WRITTEN PROBLEM:
Transcribe each line of the material as it is, and drop any picture.

───

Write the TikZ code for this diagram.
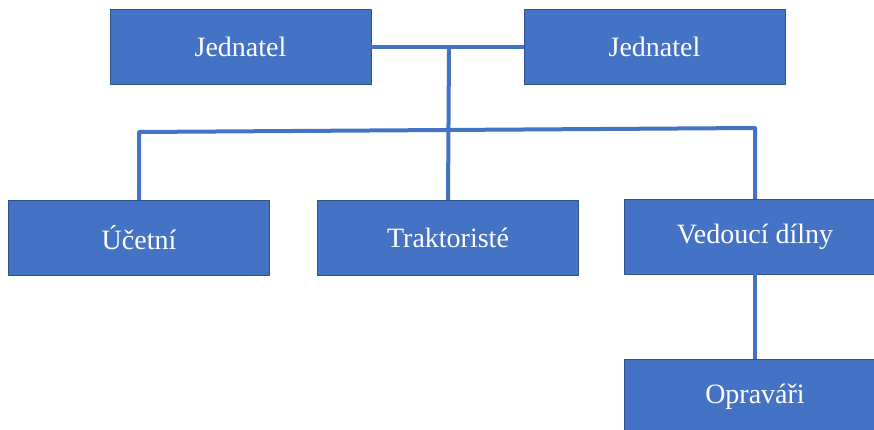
\documentclass[tikz,border=0pt]{standalone}
\usepackage{fontspec}
\setmainfont{Liberation Serif}
\definecolor{modra}{HTML}{4472C4}
\definecolor{okraj}{HTML}{2F528F}
\tikzset{
	box/.style={draw=okraj, thin, fill=modra, text=white, minimum width=261pt, minimum height=75pt, inner sep=0pt},
	spoj/.style={draw=modra, line width=4pt}
}
\begin{document}
\begin{tikzpicture}[x=1pt, y=-1pt, font=\fontsize{28}{34}\selectfont, line join=round]
		\useasboundingbox (0,0) rectangle (874,430);
		\node[box] (j1) at (240.5,47) {Jednatel};
		\node[box] (j2) at (654.5,47) {Jednatel};
		\node[box] (uc) at (139,237.5) {Účetní};
		\node[box] (tr) at (448,237.5) {Traktoristé};
		\node[box] (ved) at (755,236.5) {Vedoucí dílny};
		\node[box] (opr) at (755,396.5) {Opraváři};
		\coordinate (stred) at (449,47);
		\coordinate (busL) at (uc.north |- 0,132);
		\coordinate (busR) at (ved.north |- 0,128);
		\draw[spoj] (j1.east) -- (j2.west);
		\draw[spoj] (stred) -- (tr.north);
		\draw[spoj] (uc.north) -- (busL) -- (busR) -- (ved.north);
		\draw[spoj] (ved.south) -- (opr.north);
		\end{tikzpicture}
\end{document}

───

FINISHED TASK:
Write the TikZ code for this diagram.
\documentclass[tikz,border=0pt]{standalone}
\usepackage{fontspec}
\setmainfont{Liberation Serif}
\definecolor{modra}{HTML}{4472C4}
\definecolor{okraj}{HTML}{2F528F}
\tikzset{
	box/.style={draw=okraj, thin, fill=modra, text=white, minimum width=261pt, minimum height=75pt, inner sep=0pt},
	spoj/.style={draw=modra, line width=4pt}
}
\begin{document}
\begin{tikzpicture}[x=1pt, y=-1pt, font=\fontsize{28}{34}\selectfont, line join=round]
		\useasboundingbox (0,0) rectangle (874,430);
		\node[box] (j1) at (240.5,47) {Jednatel};
		\node[box] (j2) at (654.5,47) {Jednatel};
		\node[box] (uc) at (139,237.5) {Účetní};
		\node[box] (tr) at (448,237.5) {Traktoristé};
		\node[box] (ved) at (755,236.5) {Vedoucí dílny};
		\node[box] (opr) at (755,396.5) {Opraváři};
		\coordinate (stred) at (449,47);
		\coordinate (busL) at (uc.north |- 0,132);
		\coordinate (busR) at (ved.north |- 0,128);
		\draw[spoj] (j1.east) -- (j2.west);
		\draw[spoj] (stred) -- (tr.north);
		\draw[spoj] (uc.north) -- (busL) -- (busR) -- (ved.north);
		\draw[spoj] (ved.south) -- (opr.north);
		\end{tikzpicture}
\end{document}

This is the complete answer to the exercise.